Of all of the “best of” posts, articles, surveys and stories that have marked the end of this year and decade, perhaps none captured the state of pop culture more than USA Today’s headline story Thursday.
“Nobodies walk the path to stardom,” proclaimed the headline on the front page of its “Life” section. “Anybody was a star,” said its front page teaser.
USA Today’s summary of what it took to be a celebrity this decade was brilliantly simple and delightfully honest, especially given that the folks there are part of the problem.
“Anyone could become famous,” wrote Ann Aldenburg in her piece. “Random people became famous for being famous. Or famous for nothing at all.”
No kidding! After all, what has Paris Hilton really accomplished? Is Brittany Spears really one of the worlds’ finest singers? Has Lindsay Lohan really contributed anything to cinema since her delightful turn in “The Parent Trap”? What is really so significant about Jessica Simpson?

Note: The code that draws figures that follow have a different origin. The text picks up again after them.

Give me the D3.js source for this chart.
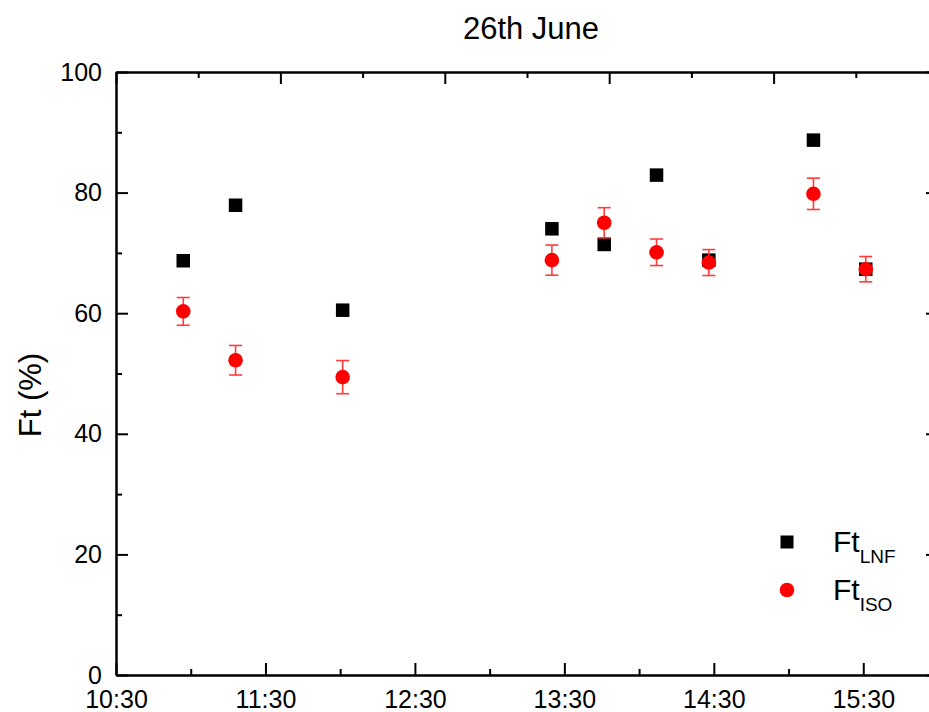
<!DOCTYPE html>
<html>
<head>
<meta charset="utf-8">
<script src="https://cdn.jsdelivr.net/npm/d3@7"></script>
<style>
  html, body { margin: 0; padding: 0; background: #fff; }
  svg { display: block; font-family: "Liberation Sans", Arial, sans-serif; }
</style>
</head>
<body>
<svg id="chart" width="929" height="712"></svg>
<script>
// Sampling times (hh:mm) on 26th June
const times = ["10:57", "11:18", "12:01", "13:25", "13:46", "14:07", "14:28", "15:10", "15:31"];
// Ft measured with the LNF method (%)
const ftLNF = [68.7, 77.9, 60.5, 74.0, 71.4, 82.9, 68.8, 88.7, 67.3];
// Ft measured with the ISO method (%) and its uncertainty
const ftISO = [60.3, 52.2, 49.4, 68.8, 75.0, 70.1, 68.4, 79.8, 67.3];
const isoErr = [2.3, 2.45, 2.75, 2.5, 2.5, 2.2, 2.15, 2.6, 2.1];
// Axis ranges and ticks
const timeStart = "10:30", timeEnd = "16:00";
const yTicksMajor = [0, 20, 40, 60, 80, 100];
const yTicksMinor = [10, 30, 50, 70, 90];
const titleText = "26th June";
const yLabel = "Ft (%)";
const legendItems = [
  { base: "Ft", sub: "LNF", shape: "square" },
  { base: "Ft", sub: "ISO", shape: "circle" }
];

const parseT = d3.timeParse("%H:%M");
const fmtT = d3.timeFormat("%H:%M");

const svg = d3.select("#chart");
const M = { left: 116, right: 938, top: 72, bottom: 675 };

const x = d3.scaleTime().domain([parseT(timeStart), parseT(timeEnd)]).range([M.left, M.right]);
const y = d3.scaleLinear().domain([0, 100]).range([M.bottom, M.top]);
// plain frame scale for the unlabeled top axis
const xTop = d3.scaleLinear().domain([0, 10]).range([M.left, M.right]);

const FONT = 25;
const majorLen = 12, minorLen = 6;

function styleAxis(g) {
  g.selectAll("path.domain").attr("stroke", "#000").attr("stroke-width", 2);
  g.selectAll(".tick line").attr("stroke", "#000").attr("stroke-width", 2);
  g.selectAll(".tick text").attr("fill", "#000").attr("font-size", FONT).attr("font-family", "Liberation Sans, Arial, sans-serif");
}

// bottom axis
const hourTicks = d3.range(0, 6).map(i => d3.timeMinute.offset(parseT(timeStart), 60 * i));
const halfTicks = d3.range(0, 6).map(i => d3.timeMinute.offset(parseT(timeStart), 60 * i + 30));
svg.append("g").attr("transform", `translate(0,${M.bottom})`)
  .call(d3.axisBottom(x).tickValues(halfTicks).tickSizeInner(-minorLen).tickSizeOuter(0).tickFormat(""))
  .call(styleAxis);
const gx = svg.append("g").attr("transform", `translate(0,${M.bottom})`)
  .call(d3.axisBottom(x).tickValues(hourTicks).tickSizeInner(-majorLen).tickSizeOuter(0).tickPadding(15).tickFormat(fmtT))
  .call(styleAxis);
gx.selectAll(".tick text").attr("dy", "0.71em");

// top axis (frame)
svg.append("g").attr("transform", `translate(0,${M.top})`)
  .call(d3.axisTop(xTop).tickValues(d3.range(1, 10, 2)).tickSizeInner(-minorLen).tickSizeOuter(0).tickFormat(""))
  .call(styleAxis);
svg.append("g").attr("transform", `translate(0,${M.top})`)
  .call(d3.axisTop(xTop).tickValues(d3.range(0, 11, 2)).tickSizeInner(-majorLen).tickSizeOuter(0).tickFormat(""))
  .call(styleAxis);

// left axis
svg.append("g").attr("transform", `translate(${M.left},0)`)
  .call(d3.axisLeft(y).tickValues(yTicksMinor).tickSizeInner(-minorLen).tickSizeOuter(0).tickFormat(""))
  .call(styleAxis);
svg.append("g").attr("transform", `translate(${M.left},0)`)
  .call(d3.axisLeft(y).tickValues(yTicksMajor).tickSizeInner(-majorLen).tickSizeOuter(0).tickPadding(14).tickFormat(d3.format("d")))
  .call(styleAxis);

// right axis (frame)
svg.append("g").attr("transform", `translate(${M.right},0)`)
  .call(d3.axisRight(y).tickValues(yTicksMinor).tickSizeInner(-minorLen).tickSizeOuter(0).tickFormat(""))
  .call(styleAxis);
svg.append("g").attr("transform", `translate(${M.right},0)`)
  .call(d3.axisRight(y).tickValues(yTicksMajor).tickSizeInner(-majorLen).tickSizeOuter(0).tickFormat(""))
  .call(styleAxis);

// title and y label
svg.append("text").attr("x", 531).attr("y", 39).attr("text-anchor", "middle")
  .attr("font-size", 31).attr("fill", "#000").text(titleText);
svg.append("text").attr("transform", "translate(41,395) rotate(-90)").attr("text-anchor", "middle")
  .attr("font-size", 31).attr("fill", "#000").text(yLabel);

const rows = times.map((t, i) => ({ t: parseT(t), lnf: ftLNF[i], iso: ftISO[i], err: isoErr[i] }));

const SQ = 13.5, R = 7.3, CAP = 6.5;
const RED = "#ff0000", ERR = "#ff3b3b";

// LNF squares
svg.append("g").selectAll("rect").data(rows).join("rect")
  .attr("x", d => x(d.t) - SQ / 2).attr("y", d => y(d.lnf) - SQ / 2)
  .attr("width", SQ).attr("height", SQ).attr("fill", "#000");

// ISO error bars
const eb = svg.append("g").attr("stroke", ERR).attr("stroke-width", 1.6).attr("fill", "none");
eb.selectAll("line.v").data(rows).join("line").attr("class", "v")
  .attr("x1", d => x(d.t)).attr("x2", d => x(d.t))
  .attr("y1", d => y(d.iso - d.err)).attr("y2", d => y(d.iso + d.err));
eb.selectAll("line.top").data(rows).join("line").attr("class", "top")
  .attr("x1", d => x(d.t) - CAP).attr("x2", d => x(d.t) + CAP)
  .attr("y1", d => y(d.iso + d.err)).attr("y2", d => y(d.iso + d.err));
eb.selectAll("line.bot").data(rows).join("line").attr("class", "bot")
  .attr("x1", d => x(d.t) - CAP).attr("x2", d => x(d.t) + CAP)
  .attr("y1", d => y(d.iso - d.err)).attr("y2", d => y(d.iso - d.err));

// ISO circles
svg.append("g").selectAll("circle").data(rows).join("circle")
  .attr("cx", d => x(d.t)).attr("cy", d => y(d.iso)).attr("r", R).attr("fill", RED);

// legend
const lg = svg.append("g");
legendItems.forEach((it, i) => {
  const cy = 542 + i * 48;
  if (it.shape === "square") {
    lg.append("rect").attr("x", 787 - 6.5).attr("y", cy - 6.5).attr("width", 13).attr("height", 13).attr("fill", "#000");
  } else {
    lg.append("circle").attr("cx", 787).attr("cy", cy).attr("r", 7.3).attr("fill", RED);
  }
  const txt = lg.append("text").attr("x", 833).attr("y", cy + 10).attr("fill", "#000").attr("font-size", 30);
  txt.append("tspan").text(it.base);
  txt.append("tspan").attr("font-size", 19).attr("dy", 11).text(it.sub);
});
</script>
</body>
</html>
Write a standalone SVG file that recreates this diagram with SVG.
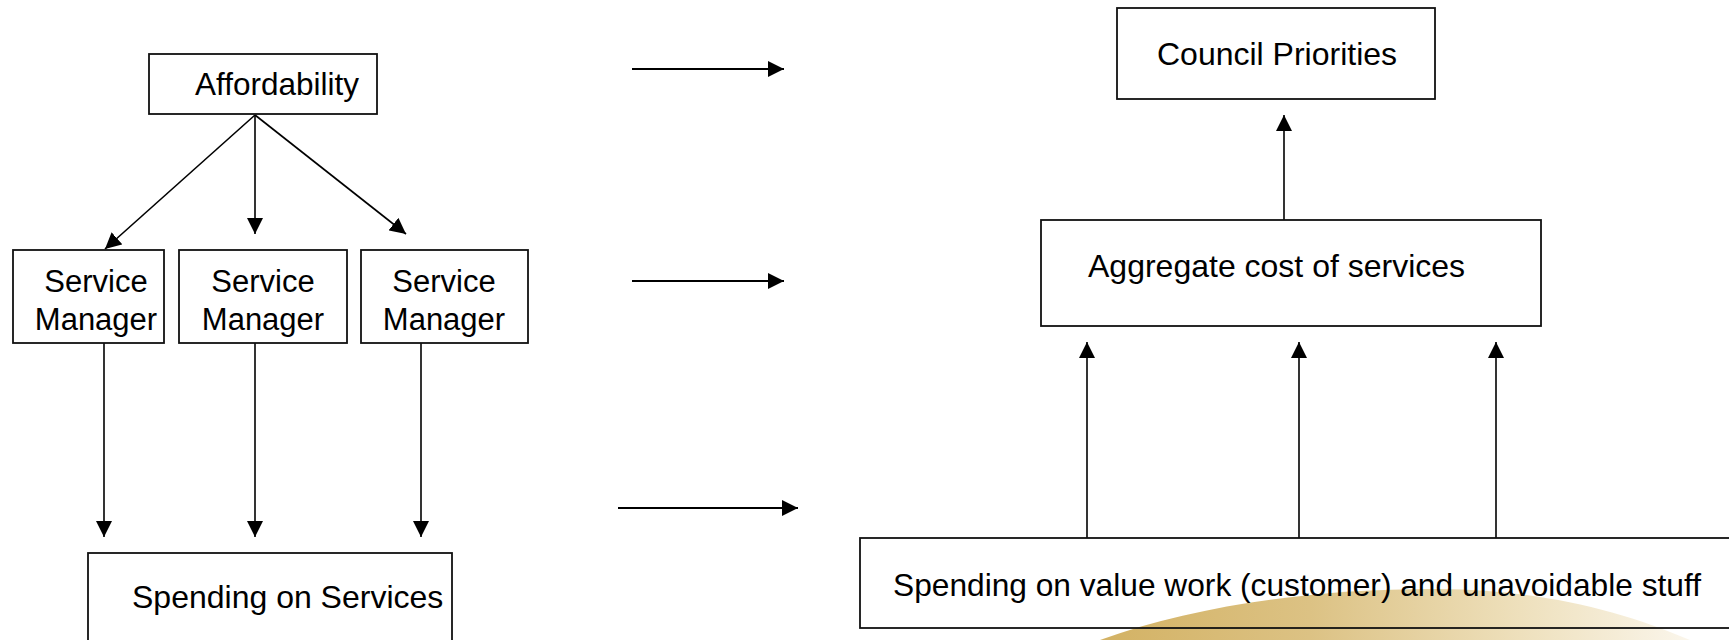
<svg xmlns="http://www.w3.org/2000/svg" width="1729" height="640" viewBox="0 0 1729 640">
  <style>
    .box { fill: none; stroke: #111; stroke-width: 1.8; }
    .lbl { font-family: "Liberation Sans", Arial, sans-serif; font-size: 32px; fill: #000; }
    .sm { font-size: 31px; }
    .con { fill: none; stroke: #000; stroke-width: 1.6; marker-end: url(#ah); }
    .thick { stroke-width: 2.2; }
  </style>
  <defs>
    <marker id="ah" viewBox="0 0 16 16" refX="16" refY="8" markerWidth="16" markerHeight="16" markerUnits="userSpaceOnUse" orient="auto">
      <path d="M0,0 L16,8 L0,16 z" fill="#000"/>
    </marker>
    <linearGradient id="gold" x1="1100" y1="0" x2="1700" y2="0" gradientUnits="userSpaceOnUse">
      <stop offset="0" stop-color="#D3B264"/>
      <stop offset="0.35" stop-color="#DCC284"/>
      <stop offset="0.7" stop-color="#EEE0BC"/>
      <stop offset="1" stop-color="#FBF7EE"/>
    </linearGradient>
  </defs>
  <rect x="0" y="0" width="1729" height="640" fill="#fff"/>
  <g id="swoosh">
    <path d="M1100,640 C1200,603 1330,588 1440,589 C1540,590 1620,610 1690,640 Z" fill="url(#gold)"/>
  </g>
  <g id="connectors">
    <path class="con" d="M255,115 L105,249"/>
    <path class="con" d="M255,115 L255,234"/>
    <path class="con" d="M255,115 L406,234"/>
    <path class="con" d="M104,343 L104,537"/>
    <path class="con" d="M255,343 L255,537"/>
    <path class="con" d="M421,343 L421,537"/>
    <path class="con thick" d="M632,69 L784,69"/>
    <path class="con thick" d="M632,281 L784,281"/>
    <path class="con thick" d="M618,508 L798,508"/>
    <path class="con" d="M1284,220 L1284,115"/>
    <path class="con" d="M1087,538 L1087,342"/>
    <path class="con" d="M1299,538 L1299,342"/>
    <path class="con" d="M1496,538 L1496,342"/>
  </g>
  <g id="affordability">
    <rect class="box" x="149" y="54" width="228" height="60"/>
    <text class="lbl" x="195" y="95" style="font-size:31.5px">Affordability</text>
  </g>
  <g id="sm1">
    <rect class="box" x="13" y="250" width="151" height="93"/>
    <text class="lbl sm" x="96" y="292" text-anchor="middle">Service</text>
    <text class="lbl sm" x="96" y="330" text-anchor="middle">Manager</text>
  </g>
  <g id="sm2">
    <rect class="box" x="179" y="250" width="168" height="93"/>
    <text class="lbl sm" x="263" y="292" text-anchor="middle">Service</text>
    <text class="lbl sm" x="263" y="330" text-anchor="middle">Manager</text>
  </g>
  <g id="sm3">
    <rect class="box" x="361" y="250" width="167" height="93"/>
    <text class="lbl sm" x="444" y="292" text-anchor="middle">Service</text>
    <text class="lbl sm" x="444" y="330" text-anchor="middle">Manager</text>
  </g>
  <g id="spending-services">
    <rect class="box" x="88" y="553" width="364" height="110"/>
    <text class="lbl" x="132" y="608">Spending on Services</text>
  </g>
  <g id="council-priorities">
    <rect class="box" x="1117" y="8" width="318" height="91"/>
    <text class="lbl" x="1157" y="65">Council Priorities</text>
  </g>
  <g id="aggregate">
    <rect class="box" x="1041" y="220" width="500" height="106"/>
    <text class="lbl" x="1088" y="277">Aggregate cost of services</text>
  </g>
  <g id="spending-value">
    <rect class="box" x="860" y="538" width="900" height="90"/>
    <text class="lbl" x="893" y="596" style="font-size:31.7px">Spending on value work (customer) and unavoidable stuff</text>
  </g>
</svg>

In today’s celebrity world, up is down. Right is wrong. Ethical is boring. Moral compass lands you on page 27. Sins get you headlines. Authentic inspiration seems out of favor. Transparent spirituality isn’t even on the scale.
“What’s so different about that?” you may say. “Hasn’t it always been that way?”
Well, no I say. It used to be that great feats of skill, courage, contribution and achievement made Page One, and the rest got the last few column inches or a few words right before sign-off. Now it’s the other way around. What a shame.
I hope the cultural current turns for the better in the coming decade. I will do what I can to contribute to it.